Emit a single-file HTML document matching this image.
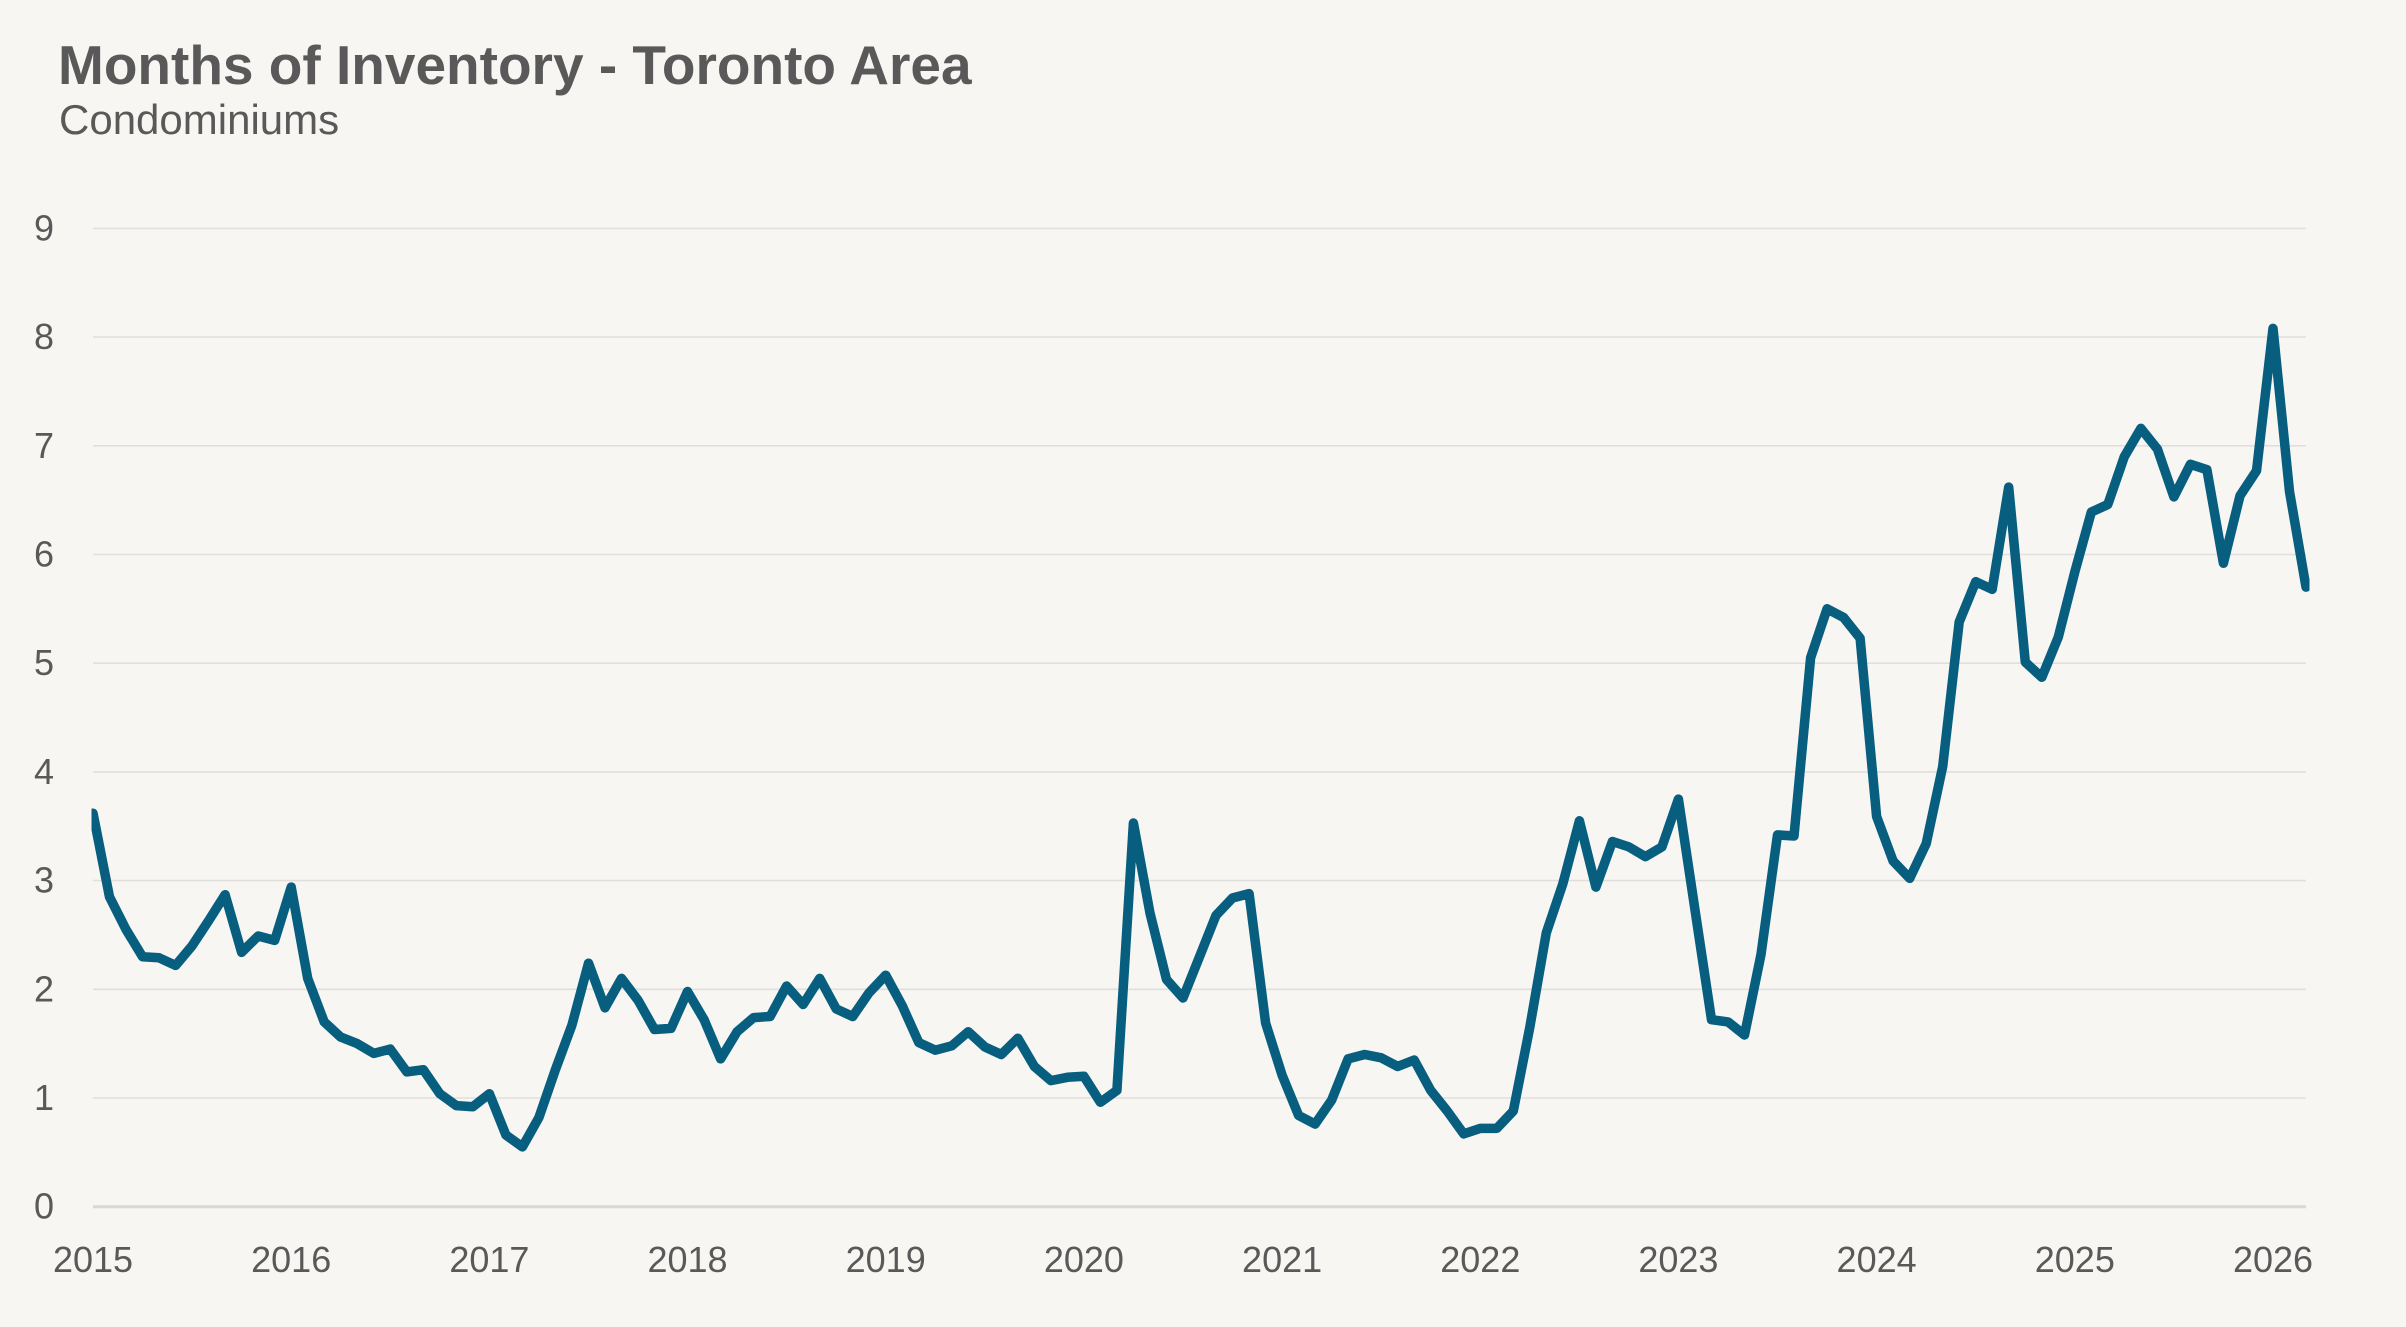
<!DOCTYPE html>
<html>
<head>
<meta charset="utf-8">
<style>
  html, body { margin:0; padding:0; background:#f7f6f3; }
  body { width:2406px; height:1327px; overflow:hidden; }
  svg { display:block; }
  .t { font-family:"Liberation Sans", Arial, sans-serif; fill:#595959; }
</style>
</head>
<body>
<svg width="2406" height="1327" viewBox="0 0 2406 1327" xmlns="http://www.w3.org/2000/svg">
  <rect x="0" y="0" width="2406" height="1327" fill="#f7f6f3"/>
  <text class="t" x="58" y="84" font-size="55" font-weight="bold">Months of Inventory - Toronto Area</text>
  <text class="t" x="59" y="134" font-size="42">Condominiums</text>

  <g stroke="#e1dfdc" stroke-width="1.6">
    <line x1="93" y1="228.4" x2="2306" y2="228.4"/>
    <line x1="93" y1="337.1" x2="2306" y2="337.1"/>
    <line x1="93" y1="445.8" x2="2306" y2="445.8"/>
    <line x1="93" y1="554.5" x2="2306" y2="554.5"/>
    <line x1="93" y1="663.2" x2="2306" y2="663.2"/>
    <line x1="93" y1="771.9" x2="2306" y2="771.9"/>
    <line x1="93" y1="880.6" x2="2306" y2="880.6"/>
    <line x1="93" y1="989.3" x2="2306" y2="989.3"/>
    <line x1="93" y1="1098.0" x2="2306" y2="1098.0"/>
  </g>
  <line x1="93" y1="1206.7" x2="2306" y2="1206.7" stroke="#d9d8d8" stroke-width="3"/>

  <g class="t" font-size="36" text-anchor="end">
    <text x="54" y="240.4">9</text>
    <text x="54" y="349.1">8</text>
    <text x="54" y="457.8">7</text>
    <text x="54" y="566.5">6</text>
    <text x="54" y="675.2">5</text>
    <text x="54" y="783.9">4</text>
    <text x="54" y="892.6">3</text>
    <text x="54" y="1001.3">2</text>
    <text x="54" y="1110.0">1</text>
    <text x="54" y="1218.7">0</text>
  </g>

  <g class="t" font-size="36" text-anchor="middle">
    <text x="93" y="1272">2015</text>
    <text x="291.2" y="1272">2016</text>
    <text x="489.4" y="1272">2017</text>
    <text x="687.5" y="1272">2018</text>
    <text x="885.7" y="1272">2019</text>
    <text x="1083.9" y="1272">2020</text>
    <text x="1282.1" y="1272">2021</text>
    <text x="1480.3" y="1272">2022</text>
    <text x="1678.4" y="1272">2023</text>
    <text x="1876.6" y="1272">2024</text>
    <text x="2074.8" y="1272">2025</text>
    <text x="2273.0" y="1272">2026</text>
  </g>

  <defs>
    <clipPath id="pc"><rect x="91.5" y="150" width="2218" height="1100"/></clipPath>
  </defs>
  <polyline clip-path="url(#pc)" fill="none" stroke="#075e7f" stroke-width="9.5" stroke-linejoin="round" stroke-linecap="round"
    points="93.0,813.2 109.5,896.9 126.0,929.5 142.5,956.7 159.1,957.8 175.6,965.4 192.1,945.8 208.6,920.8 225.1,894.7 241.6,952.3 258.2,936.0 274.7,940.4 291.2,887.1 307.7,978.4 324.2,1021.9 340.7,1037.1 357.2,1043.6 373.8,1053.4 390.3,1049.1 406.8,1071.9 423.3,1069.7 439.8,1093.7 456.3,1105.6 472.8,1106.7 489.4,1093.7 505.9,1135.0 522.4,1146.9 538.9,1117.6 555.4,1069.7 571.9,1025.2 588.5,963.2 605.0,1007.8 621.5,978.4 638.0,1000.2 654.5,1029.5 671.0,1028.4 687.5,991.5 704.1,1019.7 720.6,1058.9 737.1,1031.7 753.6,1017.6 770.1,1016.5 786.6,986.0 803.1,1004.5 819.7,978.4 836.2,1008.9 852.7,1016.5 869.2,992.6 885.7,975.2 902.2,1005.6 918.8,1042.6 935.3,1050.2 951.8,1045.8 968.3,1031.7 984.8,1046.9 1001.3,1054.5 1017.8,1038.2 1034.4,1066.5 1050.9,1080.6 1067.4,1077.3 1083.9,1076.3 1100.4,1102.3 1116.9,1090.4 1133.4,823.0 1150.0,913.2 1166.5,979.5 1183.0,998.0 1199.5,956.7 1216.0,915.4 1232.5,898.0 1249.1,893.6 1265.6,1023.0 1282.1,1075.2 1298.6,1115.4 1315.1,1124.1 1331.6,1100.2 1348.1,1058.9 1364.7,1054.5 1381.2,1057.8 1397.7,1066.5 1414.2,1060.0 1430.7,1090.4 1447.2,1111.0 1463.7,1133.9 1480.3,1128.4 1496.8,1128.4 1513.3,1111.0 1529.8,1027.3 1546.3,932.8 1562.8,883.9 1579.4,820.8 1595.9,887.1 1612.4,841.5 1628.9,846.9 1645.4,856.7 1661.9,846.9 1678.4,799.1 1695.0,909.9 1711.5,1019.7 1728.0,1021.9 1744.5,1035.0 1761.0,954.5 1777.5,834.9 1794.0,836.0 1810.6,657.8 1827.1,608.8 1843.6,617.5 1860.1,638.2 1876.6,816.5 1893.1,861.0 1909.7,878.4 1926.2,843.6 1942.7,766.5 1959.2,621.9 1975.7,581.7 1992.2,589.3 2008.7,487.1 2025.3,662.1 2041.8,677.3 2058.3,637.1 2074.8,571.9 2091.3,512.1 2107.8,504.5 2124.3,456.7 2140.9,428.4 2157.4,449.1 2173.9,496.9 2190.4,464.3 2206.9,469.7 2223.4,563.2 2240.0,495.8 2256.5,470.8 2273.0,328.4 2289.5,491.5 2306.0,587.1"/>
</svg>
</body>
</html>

|---|

▸ Task brief
Leave out the pictures and reproduce the rest of the listing exactly.

▸ Correct answer
Emit a single-file HTML document matching this image.
<!DOCTYPE html>
<html>
<head>
<meta charset="utf-8">
<style>
  html, body { margin:0; padding:0; background:#f7f6f3; }
  body { width:2406px; height:1327px; overflow:hidden; }
  svg { display:block; }
  .t { font-family:"Liberation Sans", Arial, sans-serif; fill:#595959; }
</style>
</head>
<body>
<svg width="2406" height="1327" viewBox="0 0 2406 1327" xmlns="http://www.w3.org/2000/svg">
  <rect x="0" y="0" width="2406" height="1327" fill="#f7f6f3"/>
  <text class="t" x="58" y="84" font-size="55" font-weight="bold">Months of Inventory - Toronto Area</text>
  <text class="t" x="59" y="134" font-size="42">Condominiums</text>

  <g stroke="#e1dfdc" stroke-width="1.6">
    <line x1="93" y1="228.4" x2="2306" y2="228.4"/>
    <line x1="93" y1="337.1" x2="2306" y2="337.1"/>
    <line x1="93" y1="445.8" x2="2306" y2="445.8"/>
    <line x1="93" y1="554.5" x2="2306" y2="554.5"/>
    <line x1="93" y1="663.2" x2="2306" y2="663.2"/>
    <line x1="93" y1="771.9" x2="2306" y2="771.9"/>
    <line x1="93" y1="880.6" x2="2306" y2="880.6"/>
    <line x1="93" y1="989.3" x2="2306" y2="989.3"/>
    <line x1="93" y1="1098.0" x2="2306" y2="1098.0"/>
  </g>
  <line x1="93" y1="1206.7" x2="2306" y2="1206.7" stroke="#d9d8d8" stroke-width="3"/>

  <g class="t" font-size="36" text-anchor="end">
    <text x="54" y="240.4">9</text>
    <text x="54" y="349.1">8</text>
    <text x="54" y="457.8">7</text>
    <text x="54" y="566.5">6</text>
    <text x="54" y="675.2">5</text>
    <text x="54" y="783.9">4</text>
    <text x="54" y="892.6">3</text>
    <text x="54" y="1001.3">2</text>
    <text x="54" y="1110.0">1</text>
    <text x="54" y="1218.7">0</text>
  </g>

  <g class="t" font-size="36" text-anchor="middle">
    <text x="93" y="1272">2015</text>
    <text x="291.2" y="1272">2016</text>
    <text x="489.4" y="1272">2017</text>
    <text x="687.5" y="1272">2018</text>
    <text x="885.7" y="1272">2019</text>
    <text x="1083.9" y="1272">2020</text>
    <text x="1282.1" y="1272">2021</text>
    <text x="1480.3" y="1272">2022</text>
    <text x="1678.4" y="1272">2023</text>
    <text x="1876.6" y="1272">2024</text>
    <text x="2074.8" y="1272">2025</text>
    <text x="2273.0" y="1272">2026</text>
  </g>

  <defs>
    <clipPath id="pc"><rect x="91.5" y="150" width="2218" height="1100"/></clipPath>
  </defs>
  <polyline clip-path="url(#pc)" fill="none" stroke="#075e7f" stroke-width="9.5" stroke-linejoin="round" stroke-linecap="round"
    points="93.0,813.2 109.5,896.9 126.0,929.5 142.5,956.7 159.1,957.8 175.6,965.4 192.1,945.8 208.6,920.8 225.1,894.7 241.6,952.3 258.2,936.0 274.7,940.4 291.2,887.1 307.7,978.4 324.2,1021.9 340.7,1037.1 357.2,1043.6 373.8,1053.4 390.3,1049.1 406.8,1071.9 423.3,1069.7 439.8,1093.7 456.3,1105.6 472.8,1106.7 489.4,1093.7 505.9,1135.0 522.4,1146.9 538.9,1117.6 555.4,1069.7 571.9,1025.2 588.5,963.2 605.0,1007.8 621.5,978.4 638.0,1000.2 654.5,1029.5 671.0,1028.4 687.5,991.5 704.1,1019.7 720.6,1058.9 737.1,1031.7 753.6,1017.6 770.1,1016.5 786.6,986.0 803.1,1004.5 819.7,978.4 836.2,1008.9 852.7,1016.5 869.2,992.6 885.7,975.2 902.2,1005.6 918.8,1042.6 935.3,1050.2 951.8,1045.8 968.3,1031.7 984.8,1046.9 1001.3,1054.5 1017.8,1038.2 1034.4,1066.5 1050.9,1080.6 1067.4,1077.3 1083.9,1076.3 1100.4,1102.3 1116.9,1090.4 1133.4,823.0 1150.0,913.2 1166.5,979.5 1183.0,998.0 1199.5,956.7 1216.0,915.4 1232.5,898.0 1249.1,893.6 1265.6,1023.0 1282.1,1075.2 1298.6,1115.4 1315.1,1124.1 1331.6,1100.2 1348.1,1058.9 1364.7,1054.5 1381.2,1057.8 1397.7,1066.5 1414.2,1060.0 1430.7,1090.4 1447.2,1111.0 1463.7,1133.9 1480.3,1128.4 1496.8,1128.4 1513.3,1111.0 1529.8,1027.3 1546.3,932.8 1562.8,883.9 1579.4,820.8 1595.9,887.1 1612.4,841.5 1628.9,846.9 1645.4,856.7 1661.9,846.9 1678.4,799.1 1695.0,909.9 1711.5,1019.7 1728.0,1021.9 1744.5,1035.0 1761.0,954.5 1777.5,834.9 1794.0,836.0 1810.6,657.8 1827.1,608.8 1843.6,617.5 1860.1,638.2 1876.6,816.5 1893.1,861.0 1909.7,878.4 1926.2,843.6 1942.7,766.5 1959.2,621.9 1975.7,581.7 1992.2,589.3 2008.7,487.1 2025.3,662.1 2041.8,677.3 2058.3,637.1 2074.8,571.9 2091.3,512.1 2107.8,504.5 2124.3,456.7 2140.9,428.4 2157.4,449.1 2173.9,496.9 2190.4,464.3 2206.9,469.7 2223.4,563.2 2240.0,495.8 2256.5,470.8 2273.0,328.4 2289.5,491.5 2306.0,587.1"/>
</svg>
</body>
</html>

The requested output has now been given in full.